====== Provided material
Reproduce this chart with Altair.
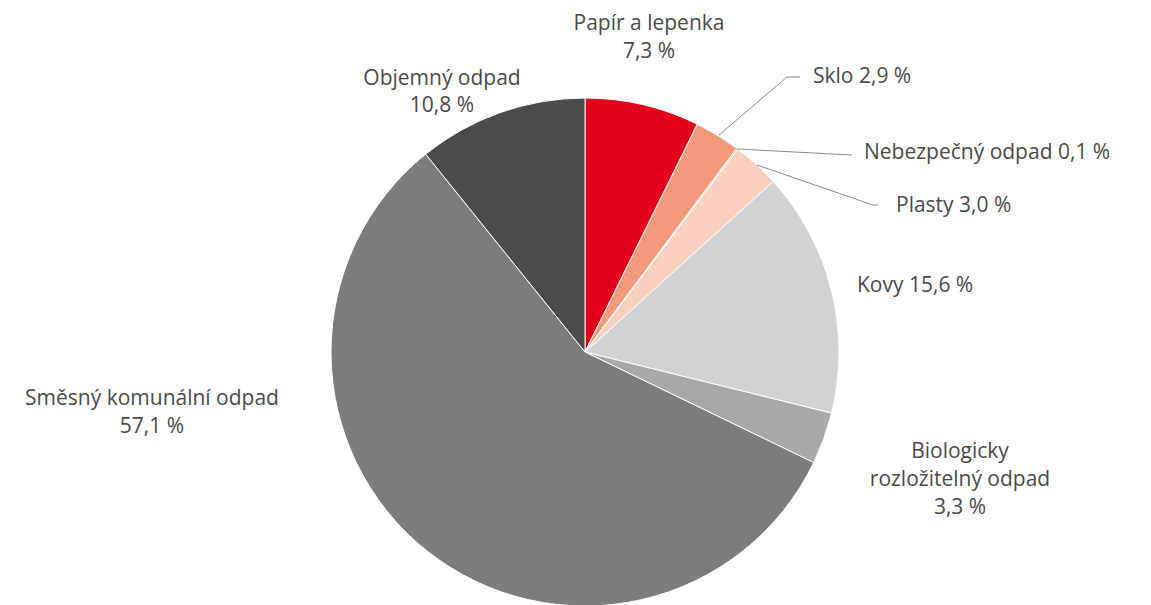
import altair as alt
import pandas as pd

# Data
categories = ["Papír a lepenka", "Sklo", "Nebezpečný odpad", "Plasty", "Kovy",
              "Biologicky rozložitelný odpad", "Směsný komunální odpad", "Objemný odpad"]
values = [7.3, 2.9, 0.1, 3.0, 15.6, 3.3, 57.1, 10.8]
colors = ["#E2001A", "#F39A7B", "#F7B8A0", "#F9CFBE", "#D1D2D4", "#A7A8AA", "#7B7C7E", "#4B4B4D"]

# Label texts (one row per line) and layout
label_lines = ["Papír a lepenka", "7,3 %", "Objemný odpad", "10,8 %", "Sklo 2,9 %",
               "Nebezpečný odpad 0,1 %", "Plasty 3,0 %", "Kovy 15,6 %",
               "Biologicky", "rozložitelný odpad", "3,3 %",
               "Směsný komunální odpad", "57,1 %"]
label_x = [641, 641, 434, 434, 805, 856, 888, 849, 952, 952, 952, 144, 144]
label_y = [16, 44, 71, 98, 69, 145, 198, 278, 444, 472, 500, 391, 419]
label_align = ["center", "center", "center", "center", "left", "left", "left", "left",
               "center", "center", "center", "center", "center"]

# Leader lines (polyline segments)
leader_x = [711, 779, 729, 844, 749, 865]
leader_y = [127, 69, 141, 147, 157, 197]
leader_x2 = [779, 792, 844, 844, 865, 870]
leader_y2 = [69, 69, 147, 147, 197, 197]

CX, CY, R = 577, 344, 254

pie_df = pd.DataFrame({"cat": categories, "val": values, "idx": list(range(len(values)))})
lab_df = pd.DataFrame({"t": label_lines, "x": label_x, "y": label_y, "a": label_align})
lead_df = pd.DataFrame({"x": leader_x, "y": leader_y, "x2": leader_x2, "y2": leader_y2})

pie = alt.Chart(pie_df).mark_arc(radius=R, stroke="white", strokeWidth=1).encode(
    theta=alt.Theta("val:Q", stack=True),
    order=alt.Order("idx:Q"),
    color=alt.Color("cat:N", scale=alt.Scale(domain=categories, range=colors), legend=None),
    x=alt.value(CX),
    y=alt.value(CY),
)

leaders = alt.Chart(lead_df).mark_rule(color="#8a8a8a", strokeWidth=1).encode(
    x=alt.X("x:Q", scale=None, axis=None),
    y=alt.Y("y:Q", scale=None, axis=None),
    x2="x2:Q",
    y2="y2:Q",
)

def text_layer(align):
    return alt.Chart(lab_df[lab_df.a == align]).mark_text(
        align=align, baseline="middle", font="Open Sans", fontSize=21,
        color="#4a4a4a"
    ).encode(
        x=alt.X("x:Q", scale=None, axis=None),
        y=alt.Y("y:Q", scale=None, axis=None),
        text="t:N",
    )

chart = alt.layer(pie, leaders, text_layer("center"), text_layer("left")).properties(
    width=1135, height=640, autosize=alt.AutoSizeParams(type="none"), padding=0
).configure_view(stroke=None)

chart.save("out.html", embed_options={"renderer": "svg", "actions": False})
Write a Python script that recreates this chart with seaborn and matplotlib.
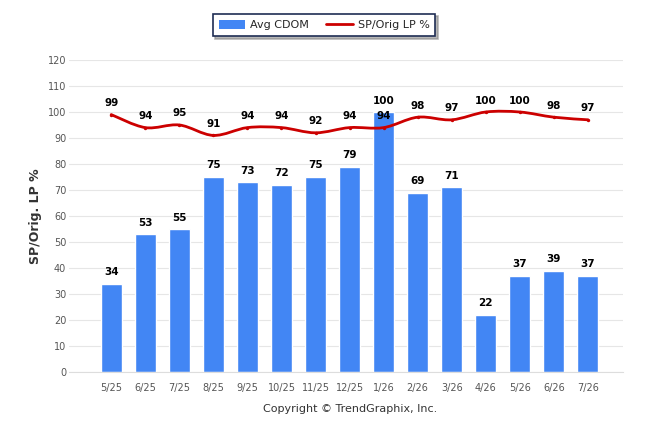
import numpy as np
import pandas as pd
import matplotlib
matplotlib.use("Agg")
import matplotlib.pyplot as plt
import seaborn as sns
from matplotlib.patches import Patch, PathPatch
from matplotlib.lines import Line2D
from matplotlib.path import Path

# Data
months = ["5/25", "6/25", "7/25", "8/25", "9/25", "10/25", "11/25", "12/25",
          "1/26", "2/26", "3/26", "4/26", "5/26", "6/26", "7/26"]
avg_cdom = [34, 53, 55, 75, 73, 72, 75, 79, 100, 69, 71, 22, 37, 39, 37]
sp_orig = [99, 94, 95, 91, 94, 94, 92, 94, 94, 98, 97, 100, 100, 98, 97]

bar_color = "#4286f4"
line_color = "#cc0000"

sns.set_style("white")
plt.rcParams["font.family"] = ["DejaVu Sans"]

df = pd.DataFrame({"month": months, "cdom": avg_cdom, "sp": sp_orig})
df["x"] = np.arange(len(df))

fig = plt.figure(figsize=(6.46, 4.34), dpi=100)
ax = fig.add_axes([69 / 646, 62 / 434, (623 - 69) / 646, 312 / 434])

ax.bar(df["x"], df["cdom"], width=0.62, color=bar_color, zorder=2)

# smooth spline through the SP/Orig points (bezier segments, like the source chart)
pts = df[["x", "sp"]].to_numpy(dtype=float)
ext = np.vstack([pts[0], pts, pts[-1]])
verts = [tuple(pts[0])]
codes = [Path.MOVETO]
for i in range(len(pts) - 1):
    p0, p1, p2, p3 = ext[i], ext[i + 1], ext[i + 2], ext[i + 3]
    c1 = p1 + (p2 - p0) / 6
    c2 = p2 - (p3 - p1) / 6
    verts += [tuple(c1), tuple(c2), tuple(p2)]
    codes += [Path.CURVE4] * 3
ax.add_patch(PathPatch(Path(verts, codes), facecolor="none", edgecolor=line_color,
                       linewidth=2, zorder=3, capstyle="round"))
sns.scatterplot(data=df, x="x", y="sp", ax=ax, color=line_color, s=6,
                linewidth=0, zorder=3)

for x, v in zip(df["x"], df["cdom"]):
    ax.text(x, v + 2.5, str(v), ha="center", va="bottom", fontsize=7.5,
            fontweight="bold", color="black", zorder=4)
for x, v in zip(df["x"], df["sp"]):
    ax.text(x, v + 2.5, str(v), ha="center", va="bottom", fontsize=7.5,
            fontweight="bold", color="black", zorder=4)

ax.set_ylim(0, 120)
ax.set_xlim(-1.24, 15.03)
ax.set_yticks(range(0, 121, 10))
ax.set_xticks(list(range(-1, 16)))
ax.set_xticklabels([""] + months + [""])
ax.grid(axis="y", color="#e6e6e6", linewidth=0.8, zorder=0)
ax.tick_params(axis="y", length=0, labelsize=7, labelcolor="#555555", pad=2)
ax.tick_params(axis="x", length=4, width=0.8, color="#dddddd", labelsize=7,
               labelcolor="#555555", pad=4, direction="out")
for s in ["top", "right", "left"]:
    ax.spines[s].set_visible(False)
ax.spines["bottom"].set_color("#dddddd")
ax.set_xlabel("")
ax.set_ylabel("SP/Orig. LP %", fontsize=9, fontweight="bold", color="#333333", labelpad=4)

handles = [Patch(facecolor=bar_color, edgecolor="none"),
           Line2D([0], [0], color=line_color, linewidth=2)]
leg = fig.legend(handles, ["Avg CDOM", "SP/Orig LP %"], loc="center",
                 bbox_to_anchor=(324 / 646, 1 - 25 / 434), ncol=2, fontsize=8,
                 frameon=True, fancybox=False,
                 shadow={"color": "#888888", "alpha": 0.6}, handlelength=2.4,
                 handleheight=0.9, handletextpad=0.4, columnspacing=1.6, borderpad=0.55)
leg.get_frame().set_edgecolor("#1f2d54")
leg.get_frame().set_linewidth(1.2)

fig.text(350 / 646, 1 - 409 / 434, "Copyright \u00a9 TrendGraphix, Inc.",
         ha="center", va="center", fontsize=8, color="#333333")

fig.savefig("out.png", dpi=100)
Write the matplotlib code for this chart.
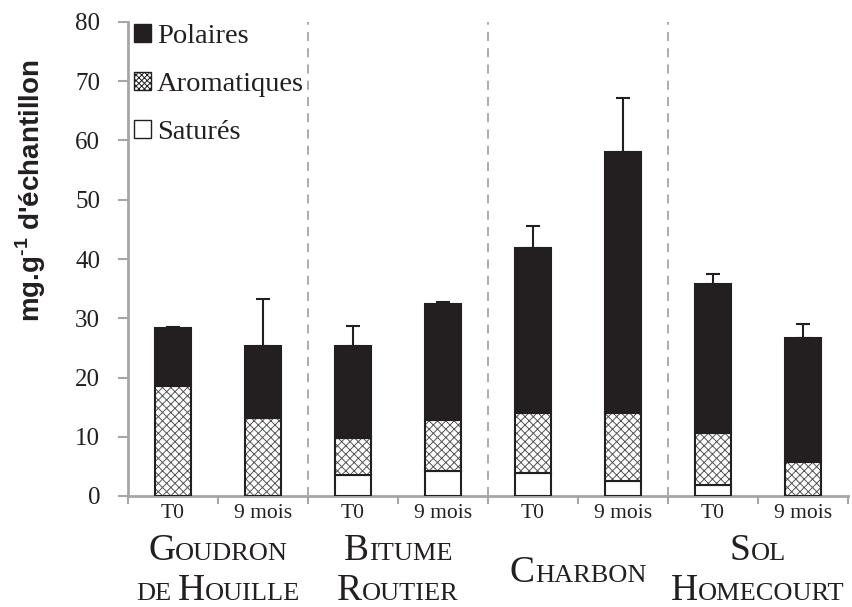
============
Strip out the images, then output the records above word for word.

Written solution:
Reproduce this chart with Altair.
import altair as alt
import pandas as pd

# Data
categories = ["Papír a lepenka", "Sklo", "Nebezpečný odpad", "Plasty", "Kovy",
              "Biologicky rozložitelný odpad", "Směsný komunální odpad", "Objemný odpad"]
values = [7.3, 2.9, 0.1, 3.0, 15.6, 3.3, 57.1, 10.8]
colors = ["#E2001A", "#F39A7B", "#F7B8A0", "#F9CFBE", "#D1D2D4", "#A7A8AA", "#7B7C7E", "#4B4B4D"]

# Label texts (one row per line) and layout
label_lines = ["Papír a lepenka", "7,3 %", "Objemný odpad", "10,8 %", "Sklo 2,9 %",
               "Nebezpečný odpad 0,1 %", "Plasty 3,0 %", "Kovy 15,6 %",
               "Biologicky", "rozložitelný odpad", "3,3 %",
               "Směsný komunální odpad", "57,1 %"]
label_x = [641, 641, 434, 434, 805, 856, 888, 849, 952, 952, 952, 144, 144]
label_y = [16, 44, 71, 98, 69, 145, 198, 278, 444, 472, 500, 391, 419]
label_align = ["center", "center", "center", "center", "left", "left", "left", "left",
               "center", "center", "center", "center", "center"]

# Leader lines (polyline segments)
leader_x = [711, 779, 729, 844, 749, 865]
leader_y = [127, 69, 141, 147, 157, 197]
leader_x2 = [779, 792, 844, 844, 865, 870]
leader_y2 = [69, 69, 147, 147, 197, 197]

CX, CY, R = 577, 344, 254

pie_df = pd.DataFrame({"cat": categories, "val": values, "idx": list(range(len(values)))})
lab_df = pd.DataFrame({"t": label_lines, "x": label_x, "y": label_y, "a": label_align})
lead_df = pd.DataFrame({"x": leader_x, "y": leader_y, "x2": leader_x2, "y2": leader_y2})

pie = alt.Chart(pie_df).mark_arc(radius=R, stroke="white", strokeWidth=1).encode(
    theta=alt.Theta("val:Q", stack=True),
    order=alt.Order("idx:Q"),
    color=alt.Color("cat:N", scale=alt.Scale(domain=categories, range=colors), legend=None),
    x=alt.value(CX),
    y=alt.value(CY),
)

leaders = alt.Chart(lead_df).mark_rule(color="#8a8a8a", strokeWidth=1).encode(
    x=alt.X("x:Q", scale=None, axis=None),
    y=alt.Y("y:Q", scale=None, axis=None),
    x2="x2:Q",
    y2="y2:Q",
)

def text_layer(align):
    return alt.Chart(lab_df[lab_df.a == align]).mark_text(
        align=align, baseline="middle", font="Open Sans", fontSize=21,
        color="#4a4a4a"
    ).encode(
        x=alt.X("x:Q", scale=None, axis=None),
        y=alt.Y("y:Q", scale=None, axis=None),
        text="t:N",
    )

chart = alt.layer(pie, leaders, text_layer("center"), text_layer("left")).properties(
    width=1135, height=640, autosize=alt.AutoSizeParams(type="none"), padding=0
).configure_view(stroke=None)

chart.save("out.html", embed_options={"renderer": "svg", "actions": False})
Write a Python script that recreates this chart with seaborn and matplotlib.
import numpy as np
import pandas as pd
import matplotlib
matplotlib.use("Agg")
import matplotlib.pyplot as plt
import seaborn as sns
from matplotlib.patches import Patch, PathPatch
from matplotlib.lines import Line2D
from matplotlib.path import Path

# Data
months = ["5/25", "6/25", "7/25", "8/25", "9/25", "10/25", "11/25", "12/25",
          "1/26", "2/26", "3/26", "4/26", "5/26", "6/26", "7/26"]
avg_cdom = [34, 53, 55, 75, 73, 72, 75, 79, 100, 69, 71, 22, 37, 39, 37]
sp_orig = [99, 94, 95, 91, 94, 94, 92, 94, 94, 98, 97, 100, 100, 98, 97]

bar_color = "#4286f4"
line_color = "#cc0000"

sns.set_style("white")
plt.rcParams["font.family"] = ["DejaVu Sans"]

df = pd.DataFrame({"month": months, "cdom": avg_cdom, "sp": sp_orig})
df["x"] = np.arange(len(df))

fig = plt.figure(figsize=(6.46, 4.34), dpi=100)
ax = fig.add_axes([69 / 646, 62 / 434, (623 - 69) / 646, 312 / 434])

ax.bar(df["x"], df["cdom"], width=0.62, color=bar_color, zorder=2)

# smooth spline through the SP/Orig points (bezier segments, like the source chart)
pts = df[["x", "sp"]].to_numpy(dtype=float)
ext = np.vstack([pts[0], pts, pts[-1]])
verts = [tuple(pts[0])]
codes = [Path.MOVETO]
for i in range(len(pts) - 1):
    p0, p1, p2, p3 = ext[i], ext[i + 1], ext[i + 2], ext[i + 3]
    c1 = p1 + (p2 - p0) / 6
    c2 = p2 - (p3 - p1) / 6
    verts += [tuple(c1), tuple(c2), tuple(p2)]
    codes += [Path.CURVE4] * 3
ax.add_patch(PathPatch(Path(verts, codes), facecolor="none", edgecolor=line_color,
                       linewidth=2, zorder=3, capstyle="round"))
sns.scatterplot(data=df, x="x", y="sp", ax=ax, color=line_color, s=6,
                linewidth=0, zorder=3)

for x, v in zip(df["x"], df["cdom"]):
    ax.text(x, v + 2.5, str(v), ha="center", va="bottom", fontsize=7.5,
            fontweight="bold", color="black", zorder=4)
for x, v in zip(df["x"], df["sp"]):
    ax.text(x, v + 2.5, str(v), ha="center", va="bottom", fontsize=7.5,
            fontweight="bold", color="black", zorder=4)

ax.set_ylim(0, 120)
ax.set_xlim(-1.24, 15.03)
ax.set_yticks(range(0, 121, 10))
ax.set_xticks(list(range(-1, 16)))
ax.set_xticklabels([""] + months + [""])
ax.grid(axis="y", color="#e6e6e6", linewidth=0.8, zorder=0)
ax.tick_params(axis="y", length=0, labelsize=7, labelcolor="#555555", pad=2)
ax.tick_params(axis="x", length=4, width=0.8, color="#dddddd", labelsize=7,
               labelcolor="#555555", pad=4, direction="out")
for s in ["top", "right", "left"]:
    ax.spines[s].set_visible(False)
ax.spines["bottom"].set_color("#dddddd")
ax.set_xlabel("")
ax.set_ylabel("SP/Orig. LP %", fontsize=9, fontweight="bold", color="#333333", labelpad=4)

handles = [Patch(facecolor=bar_color, edgecolor="none"),
           Line2D([0], [0], color=line_color, linewidth=2)]
leg = fig.legend(handles, ["Avg CDOM", "SP/Orig LP %"], loc="center",
                 bbox_to_anchor=(324 / 646, 1 - 25 / 434), ncol=2, fontsize=8,
                 frameon=True, fancybox=False,
                 shadow={"color": "#888888", "alpha": 0.6}, handlelength=2.4,
                 handleheight=0.9, handletextpad=0.4, columnspacing=1.6, borderpad=0.55)
leg.get_frame().set_edgecolor("#1f2d54")
leg.get_frame().set_linewidth(1.2)

fig.text(350 / 646, 1 - 409 / 434, "Copyright \u00a9 TrendGraphix, Inc.",
         ha="center", va="center", fontsize=8, color="#333333")

fig.savefig("out.png", dpi=100)
Write the matplotlib code for this chart.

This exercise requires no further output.